Exercise prompt:
Transcribe all of the material exactly. Any picture in it should be left out.

Data lines:
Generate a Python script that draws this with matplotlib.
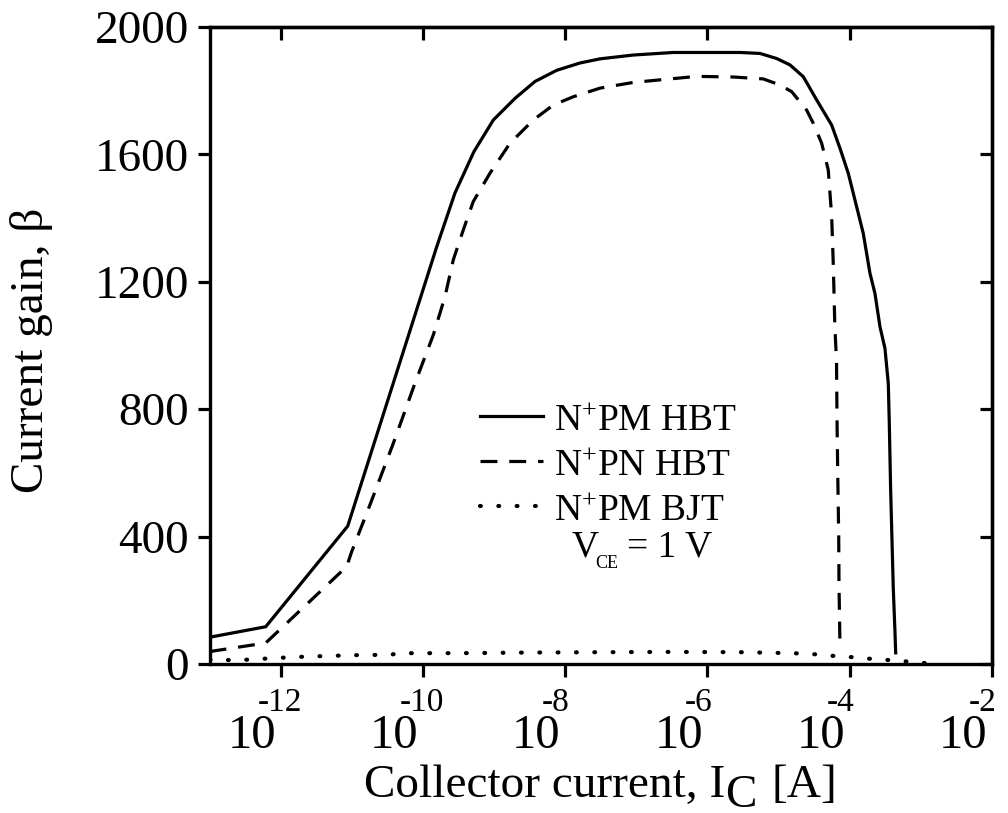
import numpy as np
import matplotlib.pyplot as plt
from matplotlib.ticker import NullLocator
from matplotlib.transforms import IdentityTransform

plt.rcParams['font.family'] = 'Liberation Serif'
plt.rcParams['mathtext.fontset'] = 'custom'
plt.rcParams['mathtext.rm'] = 'Liberation Serif'
plt.rcParams['mathtext.it'] = 'Liberation Serif:italic'
plt.rcParams['mathtext.bf'] = 'Liberation Serif:bold'

# log10(Ic [A]) and current gain
pm_hbt_logic = [-13.0, -12.211, -11.058, -9.807, -9.550, -9.283, -9.011, -8.706, -8.425,
                -8.120, -7.793, -7.511, -7.043, -6.481, -5.543, -5.262, -5.027, -4.840,
                -4.653, -4.465, -4.254, -4.137, -4.021, -3.927, -3.810, -3.716, -3.646,
                -3.575, -3.505, -3.458, -3.444, -3.425, -3.406, -3.388, -3.364, -3.354]
pm_hbt_beta = [84, 117, 433, 1310, 1479, 1609, 1708, 1776, 1829,
               1864, 1887, 1900, 1912, 1920, 1920, 1917, 1901, 1881,
               1844, 1771, 1692, 1619, 1541, 1457, 1352, 1227, 1164,
               1059, 991, 881, 756, 546, 389, 238, 100, 35]

pn_hbt_logic = [-13.0, -12.211, -11.073, -11.002, -10.745, -10.417, -10.112, -9.855, -9.691,
                -9.574, -9.433, -9.293, -9.058, -8.777, -8.449, -8.168, -7.887, -7.511,
                -7.043, -6.574, -6.152, -5.637, -5.216, -4.981, -4.816, -4.606, -4.513,
                -4.395, -4.302, -4.254, -4.232, -4.210, -4.186, -4.178, -4.169, -4.155,
                -4.151, -4.137]
pn_hbt_beta = [39, 66, 306, 353, 500, 693, 882, 1033, 1153,
               1269, 1363, 1452, 1541, 1635, 1708, 1755, 1781, 1808,
               1826, 1836, 1845, 1843, 1837, 1818, 1797, 1739, 1698,
               1635, 1551, 1405, 1259, 1064, 950, 750, 600, 400,
               250, 50]

pm_bjt_logic = [-13.0, -12.6, -12.2, -11.8, -11.4, -10.9, -10.45, -10.35, -9.5, -8.5,
                -7.5, -6.5, -5.5, -4.8, -4.45, -4.21, -3.93, -3.65, -3.41, -3.15, -2.9]
pm_bjt_beta = [13, 12, 17, 22, 25, 28, 29, 34, 34, 36,
               37, 38, 37, 34, 30, 25, 21, 15, 12, 7, 2]

xtick_exp = [-12, -10, -8, -6, -4, -2]
ytick_vals = [0, 400, 800, 1200, 1600, 2000]

W, H = 1008, 813
fig = plt.figure(figsize=(W / 100, H / 100), dpi=100)
ax = fig.add_axes([209.6 / W, 1 - 664 / H, (992 - 209.6) / W, 637 / H])

lw = 2.3
ax.plot(10.0 ** np.array(pm_hbt_logic), pm_hbt_beta, color='black', lw=lw,
        label=r'N$^{+}$PM HBT')
ax.plot(10.0 ** np.array(pn_hbt_logic), pn_hbt_beta, color='black', lw=lw,
        ls=(0, (5.3, 3.7)), label=r'N$^{+}$PN HBT')
ax.plot(10.0 ** np.array(pm_bjt_logic), pm_bjt_beta, color='black', lw=3.0,
        ls=(0, (0.2, 4.2)), dash_capstyle='round', label=r'N$^{+}$PM BJT')

ax.set_xscale('log')
ax.set_xlim(1e-13, 1e-2)
ax.set_ylim(0, 2000)
ax.set_xticks(10.0 ** np.array(xtick_exp))
ax.xaxis.set_minor_locator(NullLocator())
ax.set_yticks(ytick_vals)
ax.tick_params(direction='out', length=9, width=2.3, labelsize=34, pad=6,
               top=False, right=False, labelbottom=False)
for s in ax.spines.values():
    s.set_linewidth(2.4)

# top and right ticks point inwards
secx = ax.secondary_xaxis('top')
secx.set_xticks(10.0 ** np.array(xtick_exp))
secx.xaxis.set_minor_locator(NullLocator())
secx.tick_params(direction='in', length=9, width=2.3, labeltop=False)
secx.spines['top'].set_linewidth(2.4)
secy = ax.secondary_yaxis('right')
secy.set_yticks(ytick_vals)
secy.tick_params(direction='in', length=9, width=2.3, labelright=False)
secy.spines['right'].set_linewidth(2.4)

ax.set_ylabel('Current gain, β', fontsize=34)
ax.yaxis.set_label_coords(-0.2, 0.493)

ident = IdentityTransform()
# x tick labels: "10" with raised exponent
spine_y = ax.transAxes.transform((0, 0))[1]
for e in xtick_exp:
    tx = ax.transData.transform((10.0 ** e, 1))[0]
    fig.text(tx - 4.5, spine_y - 84, '10', fontsize=35, ha='right', va='baseline',
             transform=ident)
    fig.text(tx - 23, spine_y - 47, str(e), fontsize=24, ha='left', va='baseline',
             transform=ident)

renderer = fig.canvas.get_renderer()

# x label with a full-size lowered "C"
base = H - 797
t1 = fig.text(364, base, 'Collector current, I', fontsize=34, ha='left', va='baseline',
              transform=ident)
x1 = t1.get_window_extent(renderer).x1
t2 = fig.text(x1, base - 10, 'C', fontsize=34, ha='left', va='baseline', transform=ident)
x2 = t2.get_window_extent(renderer).x1
fig.text(x2 + 15, base, '[A]', fontsize=34, ha='left', va='baseline', transform=ident)

leg = ax.legend(loc='upper left', bbox_to_anchor=((480 - 209.6) / 782.4, (664 - 403) / 637),
                frameon=False, fontsize=27, handlelength=1.68, handletextpad=0.3,
                labelspacing=0.28, borderpad=0, borderaxespad=0)

# V_CE = 1 V note
fig.text(572, H - 556, 'V', fontsize=27, ha='left', va='baseline', transform=ident)
fig.text(595, H - 568, 'CE', fontsize=13, ha='left', va='baseline', transform=ident)
fig.text(627, H - 556, '= 1 V', fontsize=27, ha='left', va='baseline', transform=ident)

fig.savefig('out.png', dpi=100)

Reply:
Generate a Python script that draws this with matplotlib.
import numpy as np
import matplotlib.pyplot as plt
from matplotlib.ticker import NullLocator
from matplotlib.transforms import IdentityTransform

plt.rcParams['font.family'] = 'Liberation Serif'
plt.rcParams['mathtext.fontset'] = 'custom'
plt.rcParams['mathtext.rm'] = 'Liberation Serif'
plt.rcParams['mathtext.it'] = 'Liberation Serif:italic'
plt.rcParams['mathtext.bf'] = 'Liberation Serif:bold'

# log10(Ic [A]) and current gain
pm_hbt_logic = [-13.0, -12.211, -11.058, -9.807, -9.550, -9.283, -9.011, -8.706, -8.425,
                -8.120, -7.793, -7.511, -7.043, -6.481, -5.543, -5.262, -5.027, -4.840,
                -4.653, -4.465, -4.254, -4.137, -4.021, -3.927, -3.810, -3.716, -3.646,
                -3.575, -3.505, -3.458, -3.444, -3.425, -3.406, -3.388, -3.364, -3.354]
pm_hbt_beta = [84, 117, 433, 1310, 1479, 1609, 1708, 1776, 1829,
               1864, 1887, 1900, 1912, 1920, 1920, 1917, 1901, 1881,
               1844, 1771, 1692, 1619, 1541, 1457, 1352, 1227, 1164,
               1059, 991, 881, 756, 546, 389, 238, 100, 35]

pn_hbt_logic = [-13.0, -12.211, -11.073, -11.002, -10.745, -10.417, -10.112, -9.855, -9.691,
                -9.574, -9.433, -9.293, -9.058, -8.777, -8.449, -8.168, -7.887, -7.511,
                -7.043, -6.574, -6.152, -5.637, -5.216, -4.981, -4.816, -4.606, -4.513,
                -4.395, -4.302, -4.254, -4.232, -4.210, -4.186, -4.178, -4.169, -4.155,
                -4.151, -4.137]
pn_hbt_beta = [39, 66, 306, 353, 500, 693, 882, 1033, 1153,
               1269, 1363, 1452, 1541, 1635, 1708, 1755, 1781, 1808,
               1826, 1836, 1845, 1843, 1837, 1818, 1797, 1739, 1698,
               1635, 1551, 1405, 1259, 1064, 950, 750, 600, 400,
               250, 50]

pm_bjt_logic = [-13.0, -12.6, -12.2, -11.8, -11.4, -10.9, -10.45, -10.35, -9.5, -8.5,
                -7.5, -6.5, -5.5, -4.8, -4.45, -4.21, -3.93, -3.65, -3.41, -3.15, -2.9]
pm_bjt_beta = [13, 12, 17, 22, 25, 28, 29, 34, 34, 36,
               37, 38, 37, 34, 30, 25, 21, 15, 12, 7, 2]

xtick_exp = [-12, -10, -8, -6, -4, -2]
ytick_vals = [0, 400, 800, 1200, 1600, 2000]

W, H = 1008, 813
fig = plt.figure(figsize=(W / 100, H / 100), dpi=100)
ax = fig.add_axes([209.6 / W, 1 - 664 / H, (992 - 209.6) / W, 637 / H])

lw = 2.3
ax.plot(10.0 ** np.array(pm_hbt_logic), pm_hbt_beta, color='black', lw=lw,
        label=r'N$^{+}$PM HBT')
ax.plot(10.0 ** np.array(pn_hbt_logic), pn_hbt_beta, color='black', lw=lw,
        ls=(0, (5.3, 3.7)), label=r'N$^{+}$PN HBT')
ax.plot(10.0 ** np.array(pm_bjt_logic), pm_bjt_beta, color='black', lw=3.0,
        ls=(0, (0.2, 4.2)), dash_capstyle='round', label=r'N$^{+}$PM BJT')

ax.set_xscale('log')
ax.set_xlim(1e-13, 1e-2)
ax.set_ylim(0, 2000)
ax.set_xticks(10.0 ** np.array(xtick_exp))
ax.xaxis.set_minor_locator(NullLocator())
ax.set_yticks(ytick_vals)
ax.tick_params(direction='out', length=9, width=2.3, labelsize=34, pad=6,
               top=False, right=False, labelbottom=False)
for s in ax.spines.values():
    s.set_linewidth(2.4)

# top and right ticks point inwards
secx = ax.secondary_xaxis('top')
secx.set_xticks(10.0 ** np.array(xtick_exp))
secx.xaxis.set_minor_locator(NullLocator())
secx.tick_params(direction='in', length=9, width=2.3, labeltop=False)
secx.spines['top'].set_linewidth(2.4)
secy = ax.secondary_yaxis('right')
secy.set_yticks(ytick_vals)
secy.tick_params(direction='in', length=9, width=2.3, labelright=False)
secy.spines['right'].set_linewidth(2.4)

ax.set_ylabel('Current gain, β', fontsize=34)
ax.yaxis.set_label_coords(-0.2, 0.493)

ident = IdentityTransform()
# x tick labels: "10" with raised exponent
spine_y = ax.transAxes.transform((0, 0))[1]
for e in xtick_exp:
    tx = ax.transData.transform((10.0 ** e, 1))[0]
    fig.text(tx - 4.5, spine_y - 84, '10', fontsize=35, ha='right', va='baseline',
             transform=ident)
    fig.text(tx - 23, spine_y - 47, str(e), fontsize=24, ha='left', va='baseline',
             transform=ident)

renderer = fig.canvas.get_renderer()

# x label with a full-size lowered "C"
base = H - 797
t1 = fig.text(364, base, 'Collector current, I', fontsize=34, ha='left', va='baseline',
              transform=ident)
x1 = t1.get_window_extent(renderer).x1
t2 = fig.text(x1, base - 10, 'C', fontsize=34, ha='left', va='baseline', transform=ident)
x2 = t2.get_window_extent(renderer).x1
fig.text(x2 + 15, base, '[A]', fontsize=34, ha='left', va='baseline', transform=ident)

leg = ax.legend(loc='upper left', bbox_to_anchor=((480 - 209.6) / 782.4, (664 - 403) / 637),
                frameon=False, fontsize=27, handlelength=1.68, handletextpad=0.3,
                labelspacing=0.28, borderpad=0, borderaxespad=0)

# V_CE = 1 V note
fig.text(572, H - 556, 'V', fontsize=27, ha='left', va='baseline', transform=ident)
fig.text(595, H - 568, 'CE', fontsize=13, ha='left', va='baseline', transform=ident)
fig.text(627, H - 556, '= 1 V', fontsize=27, ha='left', va='baseline', transform=ident)

fig.savefig('out.png', dpi=100)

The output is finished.